• **Dataset extract**
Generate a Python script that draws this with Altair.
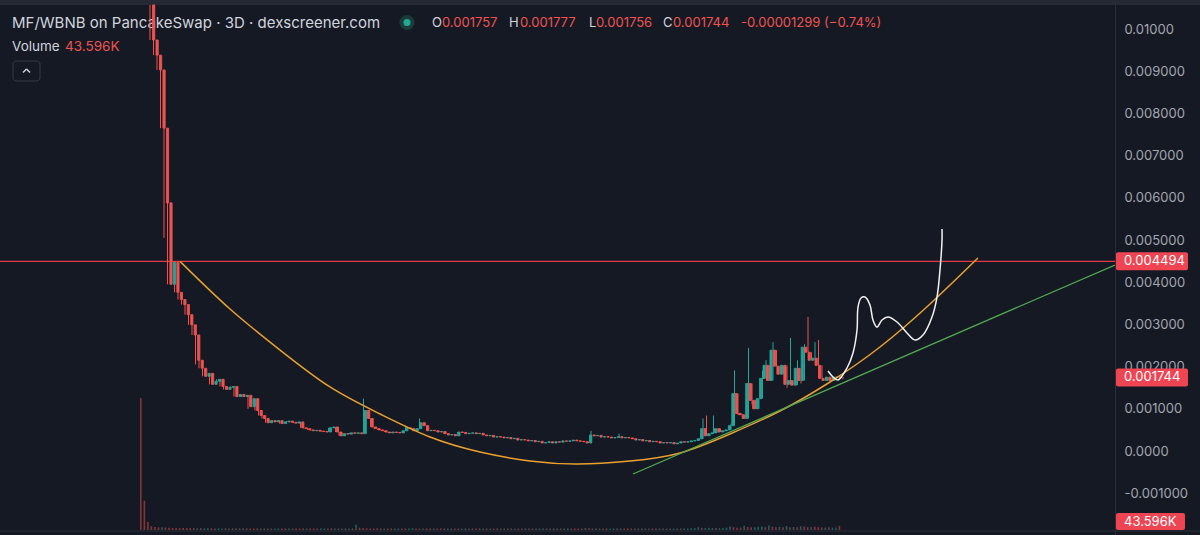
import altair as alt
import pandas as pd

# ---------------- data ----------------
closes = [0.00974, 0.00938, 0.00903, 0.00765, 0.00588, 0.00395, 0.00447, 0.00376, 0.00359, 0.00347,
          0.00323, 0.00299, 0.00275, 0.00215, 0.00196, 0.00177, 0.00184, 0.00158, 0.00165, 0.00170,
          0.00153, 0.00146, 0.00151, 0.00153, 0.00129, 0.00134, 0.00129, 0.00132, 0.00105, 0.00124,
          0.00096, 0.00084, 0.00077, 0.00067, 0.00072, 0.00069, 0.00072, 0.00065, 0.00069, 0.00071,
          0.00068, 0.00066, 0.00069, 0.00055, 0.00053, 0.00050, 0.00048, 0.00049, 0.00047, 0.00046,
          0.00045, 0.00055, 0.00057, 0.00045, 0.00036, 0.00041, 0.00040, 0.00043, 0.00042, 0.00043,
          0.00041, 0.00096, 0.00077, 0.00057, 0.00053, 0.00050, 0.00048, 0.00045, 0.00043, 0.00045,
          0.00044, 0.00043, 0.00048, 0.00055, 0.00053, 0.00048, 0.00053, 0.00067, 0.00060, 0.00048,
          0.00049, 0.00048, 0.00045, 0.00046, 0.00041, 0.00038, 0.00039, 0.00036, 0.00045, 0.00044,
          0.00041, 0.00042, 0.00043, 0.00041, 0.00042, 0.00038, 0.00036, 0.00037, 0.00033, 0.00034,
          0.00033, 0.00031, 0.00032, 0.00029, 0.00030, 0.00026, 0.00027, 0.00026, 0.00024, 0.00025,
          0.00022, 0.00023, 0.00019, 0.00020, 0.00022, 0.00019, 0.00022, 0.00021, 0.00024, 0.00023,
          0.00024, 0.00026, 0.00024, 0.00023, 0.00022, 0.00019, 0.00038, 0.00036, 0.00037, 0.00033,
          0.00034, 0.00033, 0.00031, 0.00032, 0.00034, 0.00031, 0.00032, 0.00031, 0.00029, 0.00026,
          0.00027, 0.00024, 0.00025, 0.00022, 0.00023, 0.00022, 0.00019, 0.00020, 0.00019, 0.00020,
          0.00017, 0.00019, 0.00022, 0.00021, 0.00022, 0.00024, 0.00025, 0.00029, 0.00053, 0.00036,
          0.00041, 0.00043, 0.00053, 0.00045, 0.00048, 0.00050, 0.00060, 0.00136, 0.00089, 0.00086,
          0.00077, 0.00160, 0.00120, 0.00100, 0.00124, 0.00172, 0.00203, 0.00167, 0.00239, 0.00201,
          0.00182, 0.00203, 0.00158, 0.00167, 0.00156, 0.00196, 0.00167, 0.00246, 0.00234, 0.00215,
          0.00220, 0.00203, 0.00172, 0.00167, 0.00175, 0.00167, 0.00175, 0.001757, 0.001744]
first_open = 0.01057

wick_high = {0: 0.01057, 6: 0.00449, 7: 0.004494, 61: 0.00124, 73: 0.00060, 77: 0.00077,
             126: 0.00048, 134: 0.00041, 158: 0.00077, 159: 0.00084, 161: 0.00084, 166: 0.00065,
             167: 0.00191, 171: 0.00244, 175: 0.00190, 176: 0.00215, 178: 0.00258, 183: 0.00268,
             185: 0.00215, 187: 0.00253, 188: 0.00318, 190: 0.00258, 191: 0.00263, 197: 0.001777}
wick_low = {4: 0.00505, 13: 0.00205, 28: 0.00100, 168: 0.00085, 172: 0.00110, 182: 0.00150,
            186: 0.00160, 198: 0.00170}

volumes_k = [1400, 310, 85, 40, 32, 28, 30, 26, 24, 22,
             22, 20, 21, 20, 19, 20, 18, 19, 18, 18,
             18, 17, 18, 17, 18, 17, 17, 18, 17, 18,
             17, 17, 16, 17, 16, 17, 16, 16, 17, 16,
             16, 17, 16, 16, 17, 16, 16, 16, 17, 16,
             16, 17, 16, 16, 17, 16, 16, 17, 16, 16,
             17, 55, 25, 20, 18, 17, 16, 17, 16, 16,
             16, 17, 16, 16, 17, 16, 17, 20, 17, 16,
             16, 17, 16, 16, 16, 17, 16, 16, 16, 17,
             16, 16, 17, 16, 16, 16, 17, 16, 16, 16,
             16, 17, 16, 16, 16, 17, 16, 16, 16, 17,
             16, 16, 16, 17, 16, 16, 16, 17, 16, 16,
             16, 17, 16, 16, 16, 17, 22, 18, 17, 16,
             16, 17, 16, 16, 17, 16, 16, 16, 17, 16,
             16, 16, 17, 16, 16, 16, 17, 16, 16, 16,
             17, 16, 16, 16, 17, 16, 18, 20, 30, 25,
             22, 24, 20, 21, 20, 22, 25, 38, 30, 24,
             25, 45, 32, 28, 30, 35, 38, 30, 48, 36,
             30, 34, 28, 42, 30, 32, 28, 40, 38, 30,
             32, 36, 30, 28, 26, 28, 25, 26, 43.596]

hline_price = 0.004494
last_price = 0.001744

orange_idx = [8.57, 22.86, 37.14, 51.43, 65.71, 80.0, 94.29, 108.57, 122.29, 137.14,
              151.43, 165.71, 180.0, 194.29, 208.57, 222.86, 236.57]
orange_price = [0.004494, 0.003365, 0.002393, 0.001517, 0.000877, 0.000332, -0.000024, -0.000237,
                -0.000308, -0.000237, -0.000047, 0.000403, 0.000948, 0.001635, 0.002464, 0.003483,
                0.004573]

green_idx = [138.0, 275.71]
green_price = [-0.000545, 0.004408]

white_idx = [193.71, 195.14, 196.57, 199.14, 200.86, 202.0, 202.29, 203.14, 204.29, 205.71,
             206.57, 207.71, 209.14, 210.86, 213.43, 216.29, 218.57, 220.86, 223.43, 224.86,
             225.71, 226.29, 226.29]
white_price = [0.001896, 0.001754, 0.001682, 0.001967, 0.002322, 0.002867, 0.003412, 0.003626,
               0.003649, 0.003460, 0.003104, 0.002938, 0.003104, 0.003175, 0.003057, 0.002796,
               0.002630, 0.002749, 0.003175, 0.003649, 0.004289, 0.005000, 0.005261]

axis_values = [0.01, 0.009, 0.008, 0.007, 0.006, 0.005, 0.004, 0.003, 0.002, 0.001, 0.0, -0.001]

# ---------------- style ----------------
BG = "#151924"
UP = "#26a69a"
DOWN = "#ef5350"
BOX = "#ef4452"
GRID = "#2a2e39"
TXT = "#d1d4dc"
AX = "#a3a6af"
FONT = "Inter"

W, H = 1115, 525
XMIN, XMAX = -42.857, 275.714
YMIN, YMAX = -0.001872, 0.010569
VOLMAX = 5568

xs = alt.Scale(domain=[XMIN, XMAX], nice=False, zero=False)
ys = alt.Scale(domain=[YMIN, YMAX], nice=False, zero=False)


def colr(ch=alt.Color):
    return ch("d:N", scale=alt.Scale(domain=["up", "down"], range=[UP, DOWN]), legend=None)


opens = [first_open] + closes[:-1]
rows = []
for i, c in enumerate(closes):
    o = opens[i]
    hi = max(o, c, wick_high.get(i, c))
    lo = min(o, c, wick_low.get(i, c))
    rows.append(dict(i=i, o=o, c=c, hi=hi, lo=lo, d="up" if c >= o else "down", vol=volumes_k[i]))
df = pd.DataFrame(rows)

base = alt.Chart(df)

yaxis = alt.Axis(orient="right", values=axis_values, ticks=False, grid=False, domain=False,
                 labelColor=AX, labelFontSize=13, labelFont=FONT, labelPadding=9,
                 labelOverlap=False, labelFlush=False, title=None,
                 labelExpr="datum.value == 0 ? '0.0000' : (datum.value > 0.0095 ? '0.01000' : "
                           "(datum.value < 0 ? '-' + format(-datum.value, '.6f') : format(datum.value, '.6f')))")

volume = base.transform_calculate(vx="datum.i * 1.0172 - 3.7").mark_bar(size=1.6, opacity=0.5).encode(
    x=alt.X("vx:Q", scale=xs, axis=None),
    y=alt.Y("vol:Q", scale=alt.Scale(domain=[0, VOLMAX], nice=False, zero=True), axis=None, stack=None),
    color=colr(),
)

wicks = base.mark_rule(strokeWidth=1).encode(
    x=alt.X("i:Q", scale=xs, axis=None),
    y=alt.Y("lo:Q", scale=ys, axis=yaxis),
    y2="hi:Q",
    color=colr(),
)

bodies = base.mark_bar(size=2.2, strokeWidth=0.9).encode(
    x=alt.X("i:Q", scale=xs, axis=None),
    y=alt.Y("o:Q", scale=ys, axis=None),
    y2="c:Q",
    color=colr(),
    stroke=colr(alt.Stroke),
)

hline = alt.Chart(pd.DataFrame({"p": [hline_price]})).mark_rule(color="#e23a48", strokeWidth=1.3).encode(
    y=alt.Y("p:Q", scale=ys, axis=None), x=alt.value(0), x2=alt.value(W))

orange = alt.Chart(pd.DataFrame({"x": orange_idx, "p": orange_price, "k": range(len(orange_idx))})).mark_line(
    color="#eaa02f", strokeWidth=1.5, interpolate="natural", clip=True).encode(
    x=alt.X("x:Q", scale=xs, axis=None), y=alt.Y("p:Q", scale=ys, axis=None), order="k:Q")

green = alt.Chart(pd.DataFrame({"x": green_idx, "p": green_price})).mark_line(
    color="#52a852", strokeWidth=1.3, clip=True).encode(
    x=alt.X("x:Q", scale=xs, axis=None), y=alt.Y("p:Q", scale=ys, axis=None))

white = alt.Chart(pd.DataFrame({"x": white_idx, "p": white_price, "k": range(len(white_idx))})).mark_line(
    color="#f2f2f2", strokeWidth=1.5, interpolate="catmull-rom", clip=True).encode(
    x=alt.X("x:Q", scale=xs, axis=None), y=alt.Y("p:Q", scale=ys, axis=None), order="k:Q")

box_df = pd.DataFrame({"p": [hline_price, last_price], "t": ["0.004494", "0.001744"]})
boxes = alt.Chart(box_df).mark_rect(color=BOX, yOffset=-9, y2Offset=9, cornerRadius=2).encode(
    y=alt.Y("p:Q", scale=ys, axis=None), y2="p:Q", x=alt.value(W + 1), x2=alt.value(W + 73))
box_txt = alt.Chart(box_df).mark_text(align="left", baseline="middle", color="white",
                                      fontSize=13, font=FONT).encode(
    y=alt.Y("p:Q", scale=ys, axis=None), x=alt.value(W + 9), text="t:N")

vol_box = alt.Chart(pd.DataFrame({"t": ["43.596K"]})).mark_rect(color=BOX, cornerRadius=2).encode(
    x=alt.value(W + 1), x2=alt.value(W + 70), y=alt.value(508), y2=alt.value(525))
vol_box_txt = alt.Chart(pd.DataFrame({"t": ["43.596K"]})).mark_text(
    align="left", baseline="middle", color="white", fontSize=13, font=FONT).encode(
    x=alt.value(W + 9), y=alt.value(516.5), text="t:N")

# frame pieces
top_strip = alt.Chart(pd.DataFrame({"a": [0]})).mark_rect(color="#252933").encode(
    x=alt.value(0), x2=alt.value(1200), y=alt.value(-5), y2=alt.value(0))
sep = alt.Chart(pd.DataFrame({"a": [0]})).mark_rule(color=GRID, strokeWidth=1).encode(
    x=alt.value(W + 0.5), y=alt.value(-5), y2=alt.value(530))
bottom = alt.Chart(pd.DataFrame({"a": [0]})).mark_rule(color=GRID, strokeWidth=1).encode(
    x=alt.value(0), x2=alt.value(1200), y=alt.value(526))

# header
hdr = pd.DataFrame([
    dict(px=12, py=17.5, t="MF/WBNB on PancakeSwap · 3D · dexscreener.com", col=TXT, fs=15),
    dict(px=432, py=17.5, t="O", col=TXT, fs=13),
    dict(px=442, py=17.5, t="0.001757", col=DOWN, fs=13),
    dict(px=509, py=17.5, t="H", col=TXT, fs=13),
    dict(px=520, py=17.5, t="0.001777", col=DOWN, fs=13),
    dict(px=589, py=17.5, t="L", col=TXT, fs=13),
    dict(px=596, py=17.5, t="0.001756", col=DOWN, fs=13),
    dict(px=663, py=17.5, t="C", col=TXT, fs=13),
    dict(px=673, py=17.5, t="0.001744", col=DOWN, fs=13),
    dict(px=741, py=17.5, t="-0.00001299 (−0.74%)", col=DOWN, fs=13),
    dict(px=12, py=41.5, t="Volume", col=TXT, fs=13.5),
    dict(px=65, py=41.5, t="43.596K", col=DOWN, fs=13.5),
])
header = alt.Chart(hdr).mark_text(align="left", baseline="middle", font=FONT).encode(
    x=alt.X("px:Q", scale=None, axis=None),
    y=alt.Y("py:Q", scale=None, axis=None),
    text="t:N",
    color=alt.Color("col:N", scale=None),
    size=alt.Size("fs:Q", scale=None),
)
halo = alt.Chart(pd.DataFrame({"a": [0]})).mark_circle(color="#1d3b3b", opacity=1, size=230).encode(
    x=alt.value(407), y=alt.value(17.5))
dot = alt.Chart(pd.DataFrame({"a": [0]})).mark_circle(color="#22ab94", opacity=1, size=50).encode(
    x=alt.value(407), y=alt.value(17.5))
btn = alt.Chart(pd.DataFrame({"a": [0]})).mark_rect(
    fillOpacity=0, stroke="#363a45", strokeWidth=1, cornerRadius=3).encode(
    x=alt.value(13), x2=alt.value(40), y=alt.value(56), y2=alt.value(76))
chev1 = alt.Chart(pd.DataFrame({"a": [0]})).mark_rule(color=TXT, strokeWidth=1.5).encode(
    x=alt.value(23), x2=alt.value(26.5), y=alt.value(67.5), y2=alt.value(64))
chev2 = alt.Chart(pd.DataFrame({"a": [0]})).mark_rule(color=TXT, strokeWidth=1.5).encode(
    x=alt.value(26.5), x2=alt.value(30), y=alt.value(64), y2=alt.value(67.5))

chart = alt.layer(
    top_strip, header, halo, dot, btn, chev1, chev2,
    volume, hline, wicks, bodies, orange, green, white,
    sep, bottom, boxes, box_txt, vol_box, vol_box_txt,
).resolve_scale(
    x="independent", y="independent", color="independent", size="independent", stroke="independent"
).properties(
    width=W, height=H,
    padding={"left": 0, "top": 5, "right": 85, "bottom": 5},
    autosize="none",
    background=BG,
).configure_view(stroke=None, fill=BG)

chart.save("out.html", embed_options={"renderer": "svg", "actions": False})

• **What is asked**
Leave out the pictures and repeat exactly the lines from the start of the material through the line that contains "import pandas as pd", both included.

• **Result for this task**
Generate a Python script that draws this with Altair.
import altair as alt
import pandas as pd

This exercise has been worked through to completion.